Carlyle Group LP (CG), which today agreed to purchase DuPont Co. (DD)’s auto-paint unit for $4.9 billion, has become the most active U.S. private-equity buyer this year in part by employing a 25-year-old strategy that helped fuel its growth: taking over unwanted businesses from large companies.
Carlyle has agreed to buy at least $16 billion of assets in 2012, more than double Blackstone (BX) Group LP and Apollo Global Management LLC (APO), according to data compiled by Bloomberg. Two of its largest deals this year were purchases from big companies, including the July buyout of United Technologies Corp. (UTX)’s Hamilton Sundstrand industrial unit for $3.46 billion.
Carlyle, created in 1987 by William Conway, Daniel D’Aniello and David Rubenstein, has snapped up corporate orphans since it started buying up defense companies in the aftermath of the fall of the Berlin Wall. DuPont, based in Wilmington, Delaware, decided to exit the auto-paints market it has been in since the introduction of the motor car, as part of a shift to other industries such as food and biofuels.
“This is a classic deal, back to basics,” said Paul Schaye, managing partner of Chestnut Hill Partners, a New York-based company that helps private-equity firms evaluate transactions. “This was a non-core business for DuPont, which is taking its own business somewhere else.”
Apollo Global Management LLC and a team of KKR and Onex Corp. also competed for the business. Apollo offered more than $4 billion while KKR-Onex bid less than $4 billion, according to two people with knowledge of the situation, who asked not to identified because the bidding was private. Blackstone and Bain Capital LLC, which teamed up in an earlier round of the contest, expressed interest at less than $4 billion, said one of the people.
Officials at Apollo and KKR declined to comment, while Blackstone spokesman Peter Rose couldn’t immediately be reached for comment.
Carlyle is paying at least 10 times earnings before interest, taxes, depreciation and amortization, DuPont Chief Financial Officer Nicholas Fanandakis said on a conference call today. Acquisitions in the coatings industry averaged 9.7 times Ebitda in the past decade, according to data compiled by Bloomberg on 13 deals exceeding $100 million.
Carlyle, which initially used government connections in its hometown of Washington for deals, later expanded beyond defense contractors. So-called carve-outs were once the bread- and-butter of the leveraged buyout business as practitioners such as Carlyle, Blackstone, and Clayton Dubilier & Rice persuaded boards of directors to sell a struggling unit or a business the corporation had decided didn’t fit into a new strategic direction.
“We love carve-outs,” said Greg Ledford, who led the Carlyle team that worked on the DuPont deal. “There’s always brain damage pulling businesses out of large corporations. But if done right, there’s also a lot of value to be had.”

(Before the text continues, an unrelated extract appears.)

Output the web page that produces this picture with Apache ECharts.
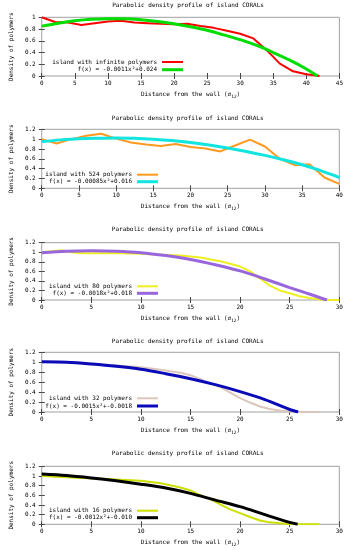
<!DOCTYPE html>
<html><head><meta charset="utf-8">
<script src="https://cdn.jsdelivr.net/npm/echarts@6/dist/echarts.min.js"></script>
<style>html,body{margin:0;padding:0;background:#fff}#c{width:346px;height:550px}</style>
</head><body><div id="c"></div>
<script>
// ---- data ----
const titleText = 'Parabolic density profile of island CORALs';
const seriesNames = [
  ['island with infinite polymers', 'f(x) = -0.0011x\u00b2+0.024'],
  ['island with 524 polymers', 'f(x) = -0.00085x\u00b2+0.016'],
  ['island with 80 polymers', 'f(x) = -0.0018x\u00b2+0.018'],
  ['island with 32 polymers', 'f(x) = -0.0015x\u00b2+-0.0018'],
  ['island with 16 polymers', 'f(x) = -0.0012x\u00b2+-0.010']
];
const xMaxes = [45, 40, 30, 30, 30];
const yMaxes = [1, 1.2, 1.2, 1.2, 1.2];

const islandInf = [[0,1.0],[2,0.92],[4,0.91],[6,0.87],[8,0.9],[10,0.93],[12,0.94],[14,0.91],[16,0.9],[18,0.89],[20,0.88],[22,0.89],[24,0.85],[26,0.82],[28,0.77],[30,0.72],[32,0.64],[34,0.44],[36,0.21],[38,0.08],[40,0.03],[42,0.0]];
const fitInf = [[0,0.85],[2.5,0.9],[5,0.94],[7.5,0.965],[10,0.975],[12.5,0.975],[15,0.96],[17.5,0.93],[20,0.89],[22.5,0.84],[25,0.78],[27.5,0.7],[30,0.62],[32.5,0.52],[35,0.4],[37.5,0.27],[40,0.12],[41.7,0.0]];

const island524 = [[0,1.0],[2,0.91],[4,1.0],[6,1.07],[8,1.11],[10,1.01],[12,0.93],[14,0.89],[16,0.86],[18,0.9],[20,0.84],[22,0.81],[24,0.75],[26,0.87],[28,0.99],[30,0.85],[32,0.6],[34,0.47],[36,0.49],[38,0.22],[40,0.09]];
const fit524 = [[0,0.95],[2.5,0.985],[5,1.01],[7.5,1.02],[10,1.025],[12.5,1.02],[15,1.0],[17.5,0.97],[20,0.93],[22.5,0.88],[25,0.82],[27.5,0.75],[30,0.67],[32.5,0.58],[35,0.48],[37.5,0.36],[40,0.22]];

const island80 = [[0,1.0],[1,1.02],[2,1.04],[3,1.0],[4,0.98],[6,0.98],[8,0.98],[10,0.97],[12,0.95],[14,0.93],[15,0.91],[16,0.89],[17,0.85],[18,0.81],[19,0.76],[20,0.7],[21,0.6],[22,0.45],[23,0.3],[24,0.2],[25,0.14],[26,0.08],[27,0.04],[28,0.01],[29,0.0],[30,0.0]];
const fit80 = [[0,0.99],[2.5,1.02],[5,1.03],[7.5,1.02],[10,0.99],[12.5,0.93],[15,0.85],[17.5,0.74],[20,0.61],[22.5,0.44],[25,0.26],[27.5,0.09],[28.75,0.0]];

const island32 = [[0,1.01],[2,1.01],[4,0.99],[6,0.96],[8,0.93],[10,0.9],[12,0.85],[14,0.79],[15,0.74],[16,0.66],[17,0.57],[18,0.5],[19,0.39],[20,0.28],[21,0.19],[22,0.11],[23,0.06],[24,0.03],[25,0.01],[26,0.0],[28,0.0]];
const fit32 = [[0,1.01],[2.5,1.0],[5,0.965],[7.5,0.92],[10,0.86],[12.5,0.77],[15,0.67],[17.5,0.55],[20,0.41],[22.5,0.25],[25,0.05],[25.85,0.0]];

const island16 = [[0,1.0],[2,0.98],[4,0.96],[6,0.94],[8,0.92],[10,0.9],[12,0.85],[14,0.76],[15,0.7],[16,0.6],[17,0.52],[18,0.41],[19,0.31],[20,0.23],[21,0.15],[22,0.08],[23,0.04],[24,0.02],[25,0.0],[26,0.0],[28,0.0]];
const fit16 = [[0,1.04],[2.5,1.01],[5,0.96],[7.5,0.9],[10,0.83],[12.5,0.75],[15,0.64],[17.5,0.5],[20,0.365],[22.5,0.2],[25,0.04],[25.8,0.0]];

const dataSets = [islandInf, island524, island80, island32, island16];
const fitSets = [fitInf, fit524, fit80, fit32, fit16];

// ---- styles / layout ----
const FONT = 'DejaVu Sans Mono';
const FS = 6;
const dataColors = ['#ff0000', '#ff9a20', '#eeee22', '#dcc6bc', '#cce000'];
const fitColors = ['#00dd00', '#12e4e0', '#9966dd', '#0a0ab8', '#000000'];
const layouts = [
  {top: 17.3, bottom: 76, right: 6, titleY: 6, leg: [62, 69.7], legRight: 163},
  {top: 129.3, bottom: 188.3, right: 6.7, titleY: 119, leg: [174.7, 181.7], legRight: 188},
  {top: 242.7, bottom: 300, right: 6.7, titleY: 230, leg: [286.3, 293.3], legRight: 188},
  {top: 352.3, bottom: 412, right: 6.7, titleY: 342, leg: [398.3, 406], legRight: 188},
  {top: 466.3, bottom: 524.3, right: 6.7, titleY: 454, leg: [510.7, 517.7], legRight: 188}
];
const LEFT = 36;

const grid = [], xAxis = [], yAxis = [], series = [], title = [], legend = [];
const txt = {fontFamily: FONT, fontSize: FS, color: '#000'};

layouts.forEach((L, i) => {
  grid.push({left: LEFT, right: L.right, top: L.top, height: L.bottom - L.top,
    show: true, borderColor: '#a0a0a0', borderWidth: 1, backgroundColor: 'transparent'});
  const cx = (LEFT + (346 - L.right)) / 2;
  title.push({text: titleText, left: cx, top: L.titleY - 4, textAlign: 'center', padding: 0,
    textStyle: Object.assign({fontWeight: 'normal'}, txt)});
  const tick = {show: true, inside: true, length: 3, lineStyle: {color: '#444', width: 1}};
  xAxis.push({type: 'value', gridIndex: i, min: 0, max: xMaxes[i], interval: 5, position: 'bottom',
    axisLine: {show: false}, axisTick: tick, splitLine: {show: false},
    axisLabel: Object.assign({margin: 4}, txt),
    name: '{a|Distance from the wall (\u03c3}{s|12}{a|)}', nameLocation: 'middle', nameGap: 15,
    nameTextStyle: {rich: {
      a: Object.assign({verticalAlign: 'top', lineHeight: 7}, txt),
      s: {fontFamily: FONT, fontSize: 4.5, color: '#000', verticalAlign: 'top', lineHeight: 5, padding: [3, 0, 0, 0]}
    }}});
  xAxis.push({type: 'value', gridIndex: i, min: 0, max: xMaxes[i], interval: 5, position: 'top',
    axisLine: {show: false}, axisTick: tick, splitLine: {show: false}, axisLabel: {show: false}});
  yAxis.push({type: 'value', gridIndex: i, min: 0, max: yMaxes[i], interval: 0.2, position: 'left',
    axisLine: {show: false}, axisTick: tick, splitLine: {show: false},
    axisLabel: Object.assign({margin: 6}, txt),
    name: 'Density of polymers', nameLocation: 'middle', nameGap: 25, nameTextStyle: txt});
  yAxis.push({type: 'value', gridIndex: i, min: 0, max: yMaxes[i], interval: 0.2, position: 'right',
    axisLine: {show: false}, axisTick: tick, splitLine: {show: false}, axisLabel: {show: false}});
  const names = seriesNames[i];
  series.push({type: 'line', name: names[0], xAxisIndex: 2 * i, yAxisIndex: 2 * i, data: dataSets[i],
    symbol: 'none', smooth: false, lineStyle: {color: dataColors[i], width: 2}, itemStyle: {color: dataColors[i]},
    animation: false, z: 2});
  series.push({type: 'line', name: names[1], xAxisIndex: 2 * i, yAxisIndex: 2 * i, data: fitSets[i],
    symbol: 'none', smooth: 0.3, lineStyle: {color: fitColors[i], width: 3}, itemStyle: {color: fitColors[i]},
    animation: false, z: 3});
  names.forEach((n, k) => {
    const h = k === 0 ? 2 : 3;
    legend.push({data: [{name: n, icon: 'rect'}], right: L.legRight, top: L.leg[k] - 3.5, padding: 0, align: 'right',
      itemWidth: 21, itemHeight: h, selectedMode: false, textStyle: Object.assign({lineHeight: 7}, txt)});
  });
});

const chart = echarts.init(document.getElementById('c'), null, {renderer: 'canvas'});
chart.setOption({animation: false, backgroundColor: '#fff', title, legend, grid, xAxis, yAxis, series});
</script></body></html>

During the past decade, carve-outs were overshadowed by high-profile take-private deals, where the private-equity firm bought a public company it deemed was undervalued by the stock market. Brand names like Toys “R” Us Inc., Hilton Worldwide and Dollar General Corp. (DG) agreed to such deals during the LBO boom of 2005 and 2007.
The DuPont and United Technologies deals are two of the 10 biggest purchases by private-equity firms this year, Bloomberg data show. Carlyle also agreed this month to buy Getty Images Inc. from buyout firm Hellman & Friedman LLC for $3.3 billion.
Blackstone has announced $6.8 billion in purchases this year, the data show. Apollo has agreed to $7.9 billion in deals. KKR, the firm run by Henry Kravis and George Roberts, has been involved in less than $1 billion of acquisitions.
Carlyle’s stock has gained 18 percent since its initial public offering on May 2. Blackstone has risen 3.7 percent, Apollo has increased 5.9 percent and KKR is up 4.9 percent.
Active interest by private-equity buyers may reflect a relatively low cost of debt, as well as a desire to show investors that they are pursuing new deals after raising new money, said Sachin Shah, a Jersey City, New Jersey-based special situations strategist at Tullett Prebon Plc.
“As they’re out fundraising, they need to get their name out there,” Shah said in a telephone interview today.
Private-equity firms pool commitments from investors such as pension funds, university endowments and wealthy families into distinct funds. After identifying a target company, they pair that money with debt to fund the takeover and seek to sell the target or take it public within several years to earn a profit for themselves and their investors.
Carlyle is seeking about $10 billion for its sixth and latest U.S. buyout fund. Carlyle plans to raise money for 11 funds this year, co-chief executive officer Rubenstein said in May, to take advantage of what he saw as a revival in the deal-making market.
Carlyle has $156 billion in assets in 99 funds, as well as 63 fund-of-funds, according to its website. Equity for the DuPont deal will came from Carlyle Partners V and Carlyle Europe Partners III.
Carlyle’s previous transportation industry investments include Allison Transmission Holdings Inc. (ALSN), the producer of transmission for trucks, buses and the military, and auto-parts maker United Components Inc., according to its website.